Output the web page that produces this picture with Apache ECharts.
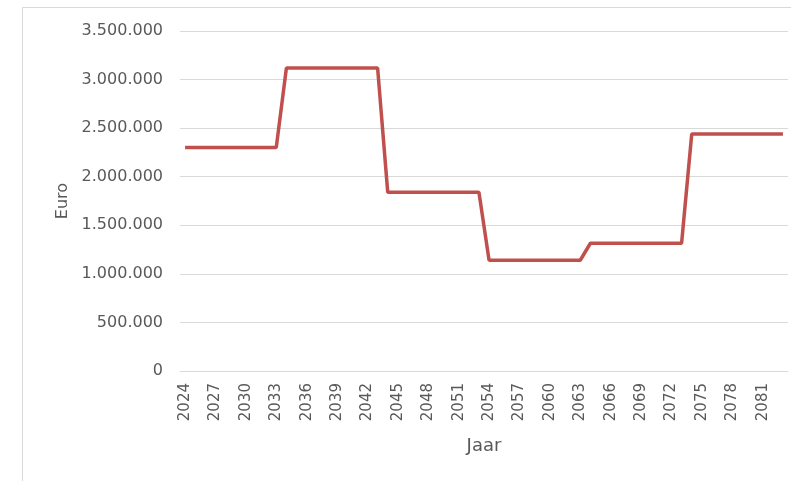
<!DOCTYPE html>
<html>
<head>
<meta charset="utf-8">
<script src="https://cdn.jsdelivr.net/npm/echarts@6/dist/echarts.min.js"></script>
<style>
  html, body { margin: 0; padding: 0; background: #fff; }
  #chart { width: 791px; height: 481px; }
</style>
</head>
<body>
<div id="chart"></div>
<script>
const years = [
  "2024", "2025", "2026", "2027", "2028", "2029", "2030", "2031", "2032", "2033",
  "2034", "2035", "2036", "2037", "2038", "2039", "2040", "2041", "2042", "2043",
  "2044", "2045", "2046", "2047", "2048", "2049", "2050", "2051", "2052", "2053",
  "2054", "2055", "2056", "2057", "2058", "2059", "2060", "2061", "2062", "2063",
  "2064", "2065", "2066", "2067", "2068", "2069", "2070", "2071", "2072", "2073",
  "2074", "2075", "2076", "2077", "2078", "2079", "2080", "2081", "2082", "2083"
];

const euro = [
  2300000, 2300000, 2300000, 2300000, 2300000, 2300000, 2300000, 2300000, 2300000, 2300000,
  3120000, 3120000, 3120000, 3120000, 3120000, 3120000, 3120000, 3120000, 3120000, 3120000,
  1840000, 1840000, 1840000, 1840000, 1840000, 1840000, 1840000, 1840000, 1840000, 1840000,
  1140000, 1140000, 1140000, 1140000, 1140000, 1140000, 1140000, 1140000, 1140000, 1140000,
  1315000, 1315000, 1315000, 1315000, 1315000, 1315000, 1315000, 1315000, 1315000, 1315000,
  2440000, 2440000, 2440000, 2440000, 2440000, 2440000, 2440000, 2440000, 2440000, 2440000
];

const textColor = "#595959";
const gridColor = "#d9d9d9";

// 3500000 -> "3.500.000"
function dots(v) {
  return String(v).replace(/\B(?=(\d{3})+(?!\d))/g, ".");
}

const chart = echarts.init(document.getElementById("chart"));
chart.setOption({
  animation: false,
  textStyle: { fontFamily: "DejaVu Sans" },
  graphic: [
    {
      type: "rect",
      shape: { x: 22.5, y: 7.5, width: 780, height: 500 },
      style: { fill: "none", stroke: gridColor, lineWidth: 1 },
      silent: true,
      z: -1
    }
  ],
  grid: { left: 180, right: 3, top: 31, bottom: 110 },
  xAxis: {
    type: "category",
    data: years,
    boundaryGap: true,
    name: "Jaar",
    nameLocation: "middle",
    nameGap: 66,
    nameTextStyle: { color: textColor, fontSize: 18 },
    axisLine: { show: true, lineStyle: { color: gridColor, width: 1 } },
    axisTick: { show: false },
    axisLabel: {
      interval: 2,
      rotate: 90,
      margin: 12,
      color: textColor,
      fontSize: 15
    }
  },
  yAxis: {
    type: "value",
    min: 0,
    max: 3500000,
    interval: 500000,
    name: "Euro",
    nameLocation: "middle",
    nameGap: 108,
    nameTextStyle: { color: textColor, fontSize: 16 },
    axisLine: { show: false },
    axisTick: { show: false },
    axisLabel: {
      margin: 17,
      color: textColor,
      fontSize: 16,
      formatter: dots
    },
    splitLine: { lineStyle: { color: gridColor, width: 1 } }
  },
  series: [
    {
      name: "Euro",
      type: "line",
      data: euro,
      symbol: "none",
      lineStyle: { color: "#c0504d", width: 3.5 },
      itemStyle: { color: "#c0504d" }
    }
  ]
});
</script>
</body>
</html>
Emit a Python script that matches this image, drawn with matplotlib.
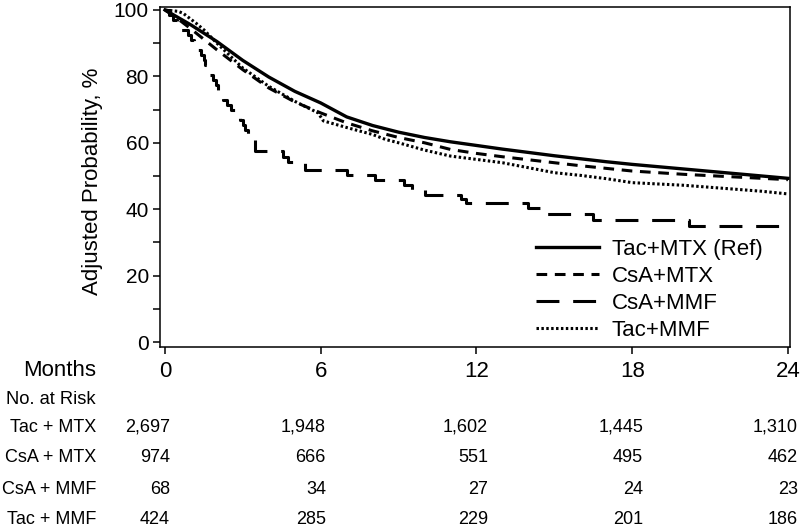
--
Output the data exactly. Pictures don't belong in the result.

Output the web page that produces this picture with Apache ECharts.
<!DOCTYPE html>
<html>
<head>
<meta charset="utf-8">
<script src="https://cdn.jsdelivr.net/npm/echarts@6/dist/echarts.min.js"></script>
<style>
  html, body { margin: 0; padding: 0; background: #fff; }
  #chart { width: 791px; height: 481px; }
</style>
</head>
<body>
<div id="chart"></div>
<script>
const years = [
  "2024", "2025", "2026", "2027", "2028", "2029", "2030", "2031", "2032", "2033",
  "2034", "2035", "2036", "2037", "2038", "2039", "2040", "2041", "2042", "2043",
  "2044", "2045", "2046", "2047", "2048", "2049", "2050", "2051", "2052", "2053",
  "2054", "2055", "2056", "2057", "2058", "2059", "2060", "2061", "2062", "2063",
  "2064", "2065", "2066", "2067", "2068", "2069", "2070", "2071", "2072", "2073",
  "2074", "2075", "2076", "2077", "2078", "2079", "2080", "2081", "2082", "2083"
];

const euro = [
  2300000, 2300000, 2300000, 2300000, 2300000, 2300000, 2300000, 2300000, 2300000, 2300000,
  3120000, 3120000, 3120000, 3120000, 3120000, 3120000, 3120000, 3120000, 3120000, 3120000,
  1840000, 1840000, 1840000, 1840000, 1840000, 1840000, 1840000, 1840000, 1840000, 1840000,
  1140000, 1140000, 1140000, 1140000, 1140000, 1140000, 1140000, 1140000, 1140000, 1140000,
  1315000, 1315000, 1315000, 1315000, 1315000, 1315000, 1315000, 1315000, 1315000, 1315000,
  2440000, 2440000, 2440000, 2440000, 2440000, 2440000, 2440000, 2440000, 2440000, 2440000
];

const textColor = "#595959";
const gridColor = "#d9d9d9";

// 3500000 -> "3.500.000"
function dots(v) {
  return String(v).replace(/\B(?=(\d{3})+(?!\d))/g, ".");
}

const chart = echarts.init(document.getElementById("chart"));
chart.setOption({
  animation: false,
  textStyle: { fontFamily: "DejaVu Sans" },
  graphic: [
    {
      type: "rect",
      shape: { x: 22.5, y: 7.5, width: 780, height: 500 },
      style: { fill: "none", stroke: gridColor, lineWidth: 1 },
      silent: true,
      z: -1
    }
  ],
  grid: { left: 180, right: 3, top: 31, bottom: 110 },
  xAxis: {
    type: "category",
    data: years,
    boundaryGap: true,
    name: "Jaar",
    nameLocation: "middle",
    nameGap: 66,
    nameTextStyle: { color: textColor, fontSize: 18 },
    axisLine: { show: true, lineStyle: { color: gridColor, width: 1 } },
    axisTick: { show: false },
    axisLabel: {
      interval: 2,
      rotate: 90,
      margin: 12,
      color: textColor,
      fontSize: 15
    }
  },
  yAxis: {
    type: "value",
    min: 0,
    max: 3500000,
    interval: 500000,
    name: "Euro",
    nameLocation: "middle",
    nameGap: 108,
    nameTextStyle: { color: textColor, fontSize: 16 },
    axisLine: { show: false },
    axisTick: { show: false },
    axisLabel: {
      margin: 17,
      color: textColor,
      fontSize: 16,
      formatter: dots
    },
    splitLine: { lineStyle: { color: gridColor, width: 1 } }
  },
  series: [
    {
      name: "Euro",
      type: "line",
      data: euro,
      symbol: "none",
      lineStyle: { color: "#c0504d", width: 3.5 },
      itemStyle: { color: "#c0504d" }
    }
  ]
});
</script>
</body>
</html>
Emit a Python script that matches this image, drawn with matplotlib.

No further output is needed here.